▶ **Exercise**
Restate the data exactly as given and keep the pictures out.
★ ★ ★ ★ ★ ★ ★
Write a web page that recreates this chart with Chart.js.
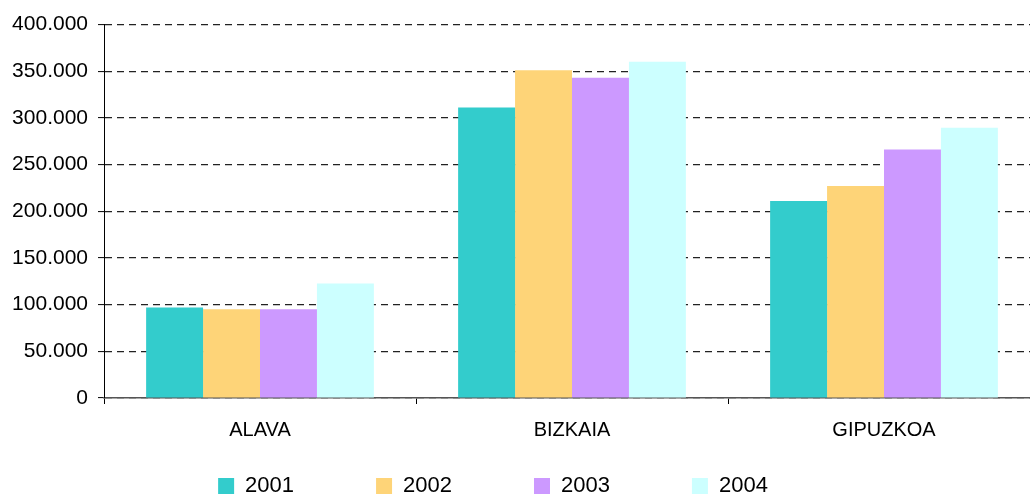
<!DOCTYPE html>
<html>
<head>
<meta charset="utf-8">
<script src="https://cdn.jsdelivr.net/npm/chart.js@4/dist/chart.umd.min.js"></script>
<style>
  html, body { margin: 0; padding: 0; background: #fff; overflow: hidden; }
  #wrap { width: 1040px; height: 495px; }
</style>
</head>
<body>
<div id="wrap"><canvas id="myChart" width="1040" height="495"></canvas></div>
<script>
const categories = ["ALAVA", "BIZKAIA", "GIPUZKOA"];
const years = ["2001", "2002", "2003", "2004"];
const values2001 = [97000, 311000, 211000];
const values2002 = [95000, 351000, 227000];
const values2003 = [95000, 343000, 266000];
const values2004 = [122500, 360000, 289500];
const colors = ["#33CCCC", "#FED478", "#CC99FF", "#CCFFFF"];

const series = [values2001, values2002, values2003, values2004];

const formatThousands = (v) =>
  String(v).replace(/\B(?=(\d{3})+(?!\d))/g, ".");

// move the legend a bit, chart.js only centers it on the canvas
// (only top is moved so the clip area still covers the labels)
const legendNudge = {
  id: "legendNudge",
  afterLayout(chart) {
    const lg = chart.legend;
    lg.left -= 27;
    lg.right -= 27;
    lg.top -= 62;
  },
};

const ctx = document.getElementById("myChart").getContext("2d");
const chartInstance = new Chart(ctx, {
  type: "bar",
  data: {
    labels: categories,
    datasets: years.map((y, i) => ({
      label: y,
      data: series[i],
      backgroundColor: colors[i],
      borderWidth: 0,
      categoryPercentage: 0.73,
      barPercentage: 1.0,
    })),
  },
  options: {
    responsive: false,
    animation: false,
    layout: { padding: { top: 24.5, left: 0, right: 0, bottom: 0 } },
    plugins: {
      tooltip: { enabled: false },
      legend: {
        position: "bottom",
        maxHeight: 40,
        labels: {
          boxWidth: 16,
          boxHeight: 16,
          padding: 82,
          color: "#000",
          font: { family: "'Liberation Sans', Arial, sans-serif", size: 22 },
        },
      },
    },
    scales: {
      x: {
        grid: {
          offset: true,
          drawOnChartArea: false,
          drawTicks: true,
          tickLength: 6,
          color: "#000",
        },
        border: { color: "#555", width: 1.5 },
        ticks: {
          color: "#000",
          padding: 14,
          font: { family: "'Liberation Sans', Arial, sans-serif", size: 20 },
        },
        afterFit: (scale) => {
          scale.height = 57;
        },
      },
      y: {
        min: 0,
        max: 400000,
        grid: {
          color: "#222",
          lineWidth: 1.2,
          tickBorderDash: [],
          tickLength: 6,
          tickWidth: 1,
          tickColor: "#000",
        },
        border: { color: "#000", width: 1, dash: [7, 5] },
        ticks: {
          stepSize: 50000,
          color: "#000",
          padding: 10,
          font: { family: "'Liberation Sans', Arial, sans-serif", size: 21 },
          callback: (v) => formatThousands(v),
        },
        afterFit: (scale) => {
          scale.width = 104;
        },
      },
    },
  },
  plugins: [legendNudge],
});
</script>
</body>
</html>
★ ★ ★ ★ ★ ★ ★
▶ **Task output**
Write a web page that recreates this chart with Chart.js.
<!DOCTYPE html>
<html>
<head>
<meta charset="utf-8">
<script src="https://cdn.jsdelivr.net/npm/chart.js@4/dist/chart.umd.min.js"></script>
<style>
  html, body { margin: 0; padding: 0; background: #fff; overflow: hidden; }
  #wrap { width: 1040px; height: 495px; }
</style>
</head>
<body>
<div id="wrap"><canvas id="myChart" width="1040" height="495"></canvas></div>
<script>
const categories = ["ALAVA", "BIZKAIA", "GIPUZKOA"];
const years = ["2001", "2002", "2003", "2004"];
const values2001 = [97000, 311000, 211000];
const values2002 = [95000, 351000, 227000];
const values2003 = [95000, 343000, 266000];
const values2004 = [122500, 360000, 289500];
const colors = ["#33CCCC", "#FED478", "#CC99FF", "#CCFFFF"];

const series = [values2001, values2002, values2003, values2004];

const formatThousands = (v) =>
  String(v).replace(/\B(?=(\d{3})+(?!\d))/g, ".");

// move the legend a bit, chart.js only centers it on the canvas
// (only top is moved so the clip area still covers the labels)
const legendNudge = {
  id: "legendNudge",
  afterLayout(chart) {
    const lg = chart.legend;
    lg.left -= 27;
    lg.right -= 27;
    lg.top -= 62;
  },
};

const ctx = document.getElementById("myChart").getContext("2d");
const chartInstance = new Chart(ctx, {
  type: "bar",
  data: {
    labels: categories,
    datasets: years.map((y, i) => ({
      label: y,
      data: series[i],
      backgroundColor: colors[i],
      borderWidth: 0,
      categoryPercentage: 0.73,
      barPercentage: 1.0,
    })),
  },
  options: {
    responsive: false,
    animation: false,
    layout: { padding: { top: 24.5, left: 0, right: 0, bottom: 0 } },
    plugins: {
      tooltip: { enabled: false },
      legend: {
        position: "bottom",
        maxHeight: 40,
        labels: {
          boxWidth: 16,
          boxHeight: 16,
          padding: 82,
          color: "#000",
          font: { family: "'Liberation Sans', Arial, sans-serif", size: 22 },
        },
      },
    },
    scales: {
      x: {
        grid: {
          offset: true,
          drawOnChartArea: false,
          drawTicks: true,
          tickLength: 6,
          color: "#000",
        },
        border: { color: "#555", width: 1.5 },
        ticks: {
          color: "#000",
          padding: 14,
          font: { family: "'Liberation Sans', Arial, sans-serif", size: 20 },
        },
        afterFit: (scale) => {
          scale.height = 57;
        },
      },
      y: {
        min: 0,
        max: 400000,
        grid: {
          color: "#222",
          lineWidth: 1.2,
          tickBorderDash: [],
          tickLength: 6,
          tickWidth: 1,
          tickColor: "#000",
        },
        border: { color: "#000", width: 1, dash: [7, 5] },
        ticks: {
          stepSize: 50000,
          color: "#000",
          padding: 10,
          font: { family: "'Liberation Sans', Arial, sans-serif", size: 21 },
          callback: (v) => formatThousands(v),
        },
        afterFit: (scale) => {
          scale.width = 104;
        },
      },
    },
  },
  plugins: [legendNudge],
});
</script>
</body>
</html>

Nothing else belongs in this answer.